> [TASK MATERIAL]:
────

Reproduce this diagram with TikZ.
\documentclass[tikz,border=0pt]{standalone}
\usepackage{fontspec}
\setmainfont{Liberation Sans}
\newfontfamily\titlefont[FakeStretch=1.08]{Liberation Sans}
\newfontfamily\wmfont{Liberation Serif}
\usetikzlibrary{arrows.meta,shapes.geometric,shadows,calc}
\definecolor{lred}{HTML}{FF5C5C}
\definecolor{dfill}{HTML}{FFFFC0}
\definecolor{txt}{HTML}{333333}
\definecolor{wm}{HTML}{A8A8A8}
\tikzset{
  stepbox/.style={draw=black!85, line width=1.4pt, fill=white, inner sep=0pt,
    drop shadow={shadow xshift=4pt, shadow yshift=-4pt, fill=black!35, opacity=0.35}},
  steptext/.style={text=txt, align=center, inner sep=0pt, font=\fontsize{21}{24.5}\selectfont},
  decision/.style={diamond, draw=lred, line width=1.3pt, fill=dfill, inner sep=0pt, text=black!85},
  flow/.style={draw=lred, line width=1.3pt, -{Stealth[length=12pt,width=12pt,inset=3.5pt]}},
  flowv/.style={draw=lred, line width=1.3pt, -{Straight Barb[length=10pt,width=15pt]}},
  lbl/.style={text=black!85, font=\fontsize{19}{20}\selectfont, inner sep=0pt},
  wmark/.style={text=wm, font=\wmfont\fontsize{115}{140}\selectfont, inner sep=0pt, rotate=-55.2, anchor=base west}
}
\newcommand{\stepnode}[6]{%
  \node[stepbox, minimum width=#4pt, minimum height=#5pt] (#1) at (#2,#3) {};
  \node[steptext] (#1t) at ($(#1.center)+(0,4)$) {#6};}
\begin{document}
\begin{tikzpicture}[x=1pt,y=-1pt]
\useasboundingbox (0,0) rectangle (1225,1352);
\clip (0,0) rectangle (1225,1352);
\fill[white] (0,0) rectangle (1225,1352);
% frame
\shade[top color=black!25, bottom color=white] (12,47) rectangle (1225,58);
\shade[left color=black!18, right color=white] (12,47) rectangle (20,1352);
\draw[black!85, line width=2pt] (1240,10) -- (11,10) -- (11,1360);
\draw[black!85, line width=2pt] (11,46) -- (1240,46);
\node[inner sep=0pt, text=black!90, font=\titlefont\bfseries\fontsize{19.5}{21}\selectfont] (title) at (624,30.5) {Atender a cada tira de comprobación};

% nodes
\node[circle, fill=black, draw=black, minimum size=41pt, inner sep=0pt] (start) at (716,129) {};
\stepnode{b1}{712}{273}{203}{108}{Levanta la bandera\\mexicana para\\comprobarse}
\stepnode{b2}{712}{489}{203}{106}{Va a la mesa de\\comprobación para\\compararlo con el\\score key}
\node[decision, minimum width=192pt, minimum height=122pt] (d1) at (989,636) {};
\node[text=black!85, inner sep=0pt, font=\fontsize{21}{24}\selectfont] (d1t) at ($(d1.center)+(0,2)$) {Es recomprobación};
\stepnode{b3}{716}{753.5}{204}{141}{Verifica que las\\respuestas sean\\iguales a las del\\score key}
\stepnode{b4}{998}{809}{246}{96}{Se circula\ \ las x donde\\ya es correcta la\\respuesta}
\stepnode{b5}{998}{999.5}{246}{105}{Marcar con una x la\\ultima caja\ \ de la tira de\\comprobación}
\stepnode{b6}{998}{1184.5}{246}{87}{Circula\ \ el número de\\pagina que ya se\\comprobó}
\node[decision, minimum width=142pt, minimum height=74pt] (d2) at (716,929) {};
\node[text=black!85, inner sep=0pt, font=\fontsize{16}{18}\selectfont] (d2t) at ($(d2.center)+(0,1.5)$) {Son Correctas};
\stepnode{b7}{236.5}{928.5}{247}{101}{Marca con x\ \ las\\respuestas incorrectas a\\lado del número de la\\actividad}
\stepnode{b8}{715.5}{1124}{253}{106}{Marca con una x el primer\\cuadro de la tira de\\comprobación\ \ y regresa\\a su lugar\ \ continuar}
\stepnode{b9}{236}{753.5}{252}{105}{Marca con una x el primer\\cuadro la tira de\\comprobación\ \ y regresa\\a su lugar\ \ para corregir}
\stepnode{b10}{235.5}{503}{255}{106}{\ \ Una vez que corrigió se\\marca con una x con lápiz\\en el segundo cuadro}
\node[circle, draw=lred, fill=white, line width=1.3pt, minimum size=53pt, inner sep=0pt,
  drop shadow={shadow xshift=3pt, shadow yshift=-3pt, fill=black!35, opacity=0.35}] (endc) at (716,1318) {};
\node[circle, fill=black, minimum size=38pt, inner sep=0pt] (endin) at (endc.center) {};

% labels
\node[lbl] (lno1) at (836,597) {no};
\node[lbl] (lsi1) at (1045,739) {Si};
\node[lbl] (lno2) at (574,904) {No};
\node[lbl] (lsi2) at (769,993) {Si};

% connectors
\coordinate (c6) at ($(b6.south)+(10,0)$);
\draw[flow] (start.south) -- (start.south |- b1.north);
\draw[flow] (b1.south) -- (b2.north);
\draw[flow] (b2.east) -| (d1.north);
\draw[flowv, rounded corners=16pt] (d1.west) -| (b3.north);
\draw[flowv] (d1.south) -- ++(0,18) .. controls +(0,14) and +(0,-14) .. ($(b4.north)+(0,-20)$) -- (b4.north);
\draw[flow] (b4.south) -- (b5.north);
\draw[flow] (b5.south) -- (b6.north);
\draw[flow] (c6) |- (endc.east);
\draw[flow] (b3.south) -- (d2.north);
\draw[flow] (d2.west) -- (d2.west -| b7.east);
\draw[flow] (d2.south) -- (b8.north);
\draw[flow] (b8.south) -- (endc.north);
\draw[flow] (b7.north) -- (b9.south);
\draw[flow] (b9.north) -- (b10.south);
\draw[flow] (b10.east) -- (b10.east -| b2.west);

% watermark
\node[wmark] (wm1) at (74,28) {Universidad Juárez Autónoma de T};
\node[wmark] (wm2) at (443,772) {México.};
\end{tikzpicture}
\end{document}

────

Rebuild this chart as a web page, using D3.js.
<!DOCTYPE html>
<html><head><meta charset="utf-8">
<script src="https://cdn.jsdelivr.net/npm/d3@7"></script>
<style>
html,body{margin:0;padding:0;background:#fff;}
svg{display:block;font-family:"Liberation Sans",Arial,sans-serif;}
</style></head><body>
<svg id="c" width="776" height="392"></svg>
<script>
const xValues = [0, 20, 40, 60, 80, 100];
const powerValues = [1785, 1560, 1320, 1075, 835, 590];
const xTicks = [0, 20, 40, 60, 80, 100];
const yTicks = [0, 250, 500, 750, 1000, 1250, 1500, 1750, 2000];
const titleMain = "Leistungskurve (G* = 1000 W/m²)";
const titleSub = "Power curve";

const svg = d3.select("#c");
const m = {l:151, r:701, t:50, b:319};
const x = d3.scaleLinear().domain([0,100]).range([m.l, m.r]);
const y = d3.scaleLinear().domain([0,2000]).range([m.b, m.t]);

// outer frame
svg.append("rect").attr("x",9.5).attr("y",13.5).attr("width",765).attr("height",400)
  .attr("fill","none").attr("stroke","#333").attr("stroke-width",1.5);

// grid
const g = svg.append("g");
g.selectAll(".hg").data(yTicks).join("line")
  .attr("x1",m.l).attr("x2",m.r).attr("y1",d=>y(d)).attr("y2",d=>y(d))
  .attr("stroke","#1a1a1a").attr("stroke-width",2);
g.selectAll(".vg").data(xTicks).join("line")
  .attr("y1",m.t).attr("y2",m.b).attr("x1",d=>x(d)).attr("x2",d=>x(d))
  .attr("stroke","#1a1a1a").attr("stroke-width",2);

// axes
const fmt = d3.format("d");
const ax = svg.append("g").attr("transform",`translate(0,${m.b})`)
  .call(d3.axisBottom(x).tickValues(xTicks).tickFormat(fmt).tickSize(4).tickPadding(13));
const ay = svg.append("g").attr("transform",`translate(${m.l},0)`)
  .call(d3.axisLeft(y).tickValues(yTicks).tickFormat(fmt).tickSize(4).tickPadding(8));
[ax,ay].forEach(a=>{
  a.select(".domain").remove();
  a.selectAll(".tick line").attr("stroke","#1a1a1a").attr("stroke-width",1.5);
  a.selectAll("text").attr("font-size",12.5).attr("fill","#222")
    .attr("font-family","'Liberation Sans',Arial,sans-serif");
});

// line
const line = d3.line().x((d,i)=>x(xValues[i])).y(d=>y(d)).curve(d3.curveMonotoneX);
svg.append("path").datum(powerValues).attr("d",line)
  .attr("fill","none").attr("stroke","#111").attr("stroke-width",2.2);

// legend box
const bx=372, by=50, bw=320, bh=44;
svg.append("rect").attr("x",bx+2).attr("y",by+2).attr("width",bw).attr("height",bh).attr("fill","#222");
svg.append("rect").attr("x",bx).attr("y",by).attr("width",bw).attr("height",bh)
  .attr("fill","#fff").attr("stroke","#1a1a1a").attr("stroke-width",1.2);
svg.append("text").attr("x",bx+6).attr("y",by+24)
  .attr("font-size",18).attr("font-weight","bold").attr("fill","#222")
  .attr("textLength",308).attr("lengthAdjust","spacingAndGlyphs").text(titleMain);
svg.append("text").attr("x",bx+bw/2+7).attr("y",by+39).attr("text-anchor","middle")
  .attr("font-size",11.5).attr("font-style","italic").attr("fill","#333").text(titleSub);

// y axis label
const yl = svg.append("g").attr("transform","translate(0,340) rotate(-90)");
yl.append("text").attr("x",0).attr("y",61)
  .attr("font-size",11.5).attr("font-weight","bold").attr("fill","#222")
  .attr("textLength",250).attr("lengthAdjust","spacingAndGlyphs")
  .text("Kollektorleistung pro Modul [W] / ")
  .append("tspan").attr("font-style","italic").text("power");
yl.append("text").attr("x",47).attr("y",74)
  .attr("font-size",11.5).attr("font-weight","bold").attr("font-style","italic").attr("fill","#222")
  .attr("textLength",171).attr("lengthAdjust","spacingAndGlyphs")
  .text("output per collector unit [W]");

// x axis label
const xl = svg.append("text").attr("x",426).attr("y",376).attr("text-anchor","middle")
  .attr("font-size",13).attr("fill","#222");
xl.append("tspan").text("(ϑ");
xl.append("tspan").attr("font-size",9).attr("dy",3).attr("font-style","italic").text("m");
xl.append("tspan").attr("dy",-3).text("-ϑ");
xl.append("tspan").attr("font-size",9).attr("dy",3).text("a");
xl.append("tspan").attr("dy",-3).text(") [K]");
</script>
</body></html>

────

> [TO DO]: Using the material above, copy every line in which the string "this" occurs.

> [FINAL RESULT]:
Reproduce this diagram with TikZ.
Rebuild this chart as a web page, using D3.js.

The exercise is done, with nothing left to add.